An erratic (and ultimately disappointing) sequel, Incredibles 2 picks up immediately after the events of its predecessor and follows the Parr family (Craig T. Nelson's Bob, Holly Hunter's Helen, Sarah Vowell's Violet, Huck Milner's Dash, and Eli Fucile's Jack-Jack) as they're forced to once again utilize their superpowers to battle a villainous figure bent on world domination.
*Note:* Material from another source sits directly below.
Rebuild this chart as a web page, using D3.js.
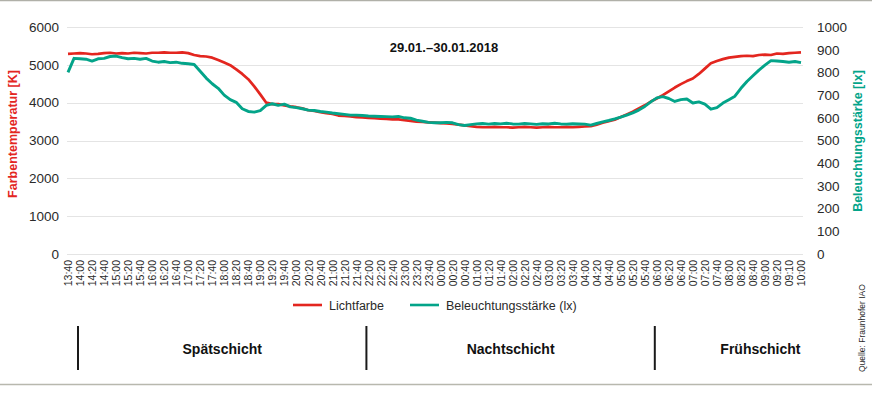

Filmmaker Brad Bird delivers a striking opening sequence that seems to promise a fun, briskly-paced adventure story, and yet the movie, much sooner than one might've preferred, settles into a hopelessly uneven and only sporadically compelling midsection - with the less-than-engrossing atmosphere compounded by Bird's reliance on somewhat routine and even hackneyed elements. (There is, for example, an almost eye-rollingly tedious subplot revolving around Bob's ongoing jealousy of Helen's newfound success within the superhero realm.) It becomes more and more clear, in fact, that none of the movie's story threads wholeheartedly work (eg it's hard to work up much interest in Violet's ongoing boy troubles, to be sure), and there is, as such, little doubt that the picture's momentum grows increasingly tenuous as the narrative unfolds - with the primary saving grace here a typically vibrant animation style and a smattering of admittedly electrifying action sequences (including a fantastic interlude involving a helicopter chase around the city). By the time the decent yet palpably padded-out climax rolls around, Incredibles 2 has certainly confirmed its place as a pervasively underwhelming followup that often feels much, much longer than its 118 minutes.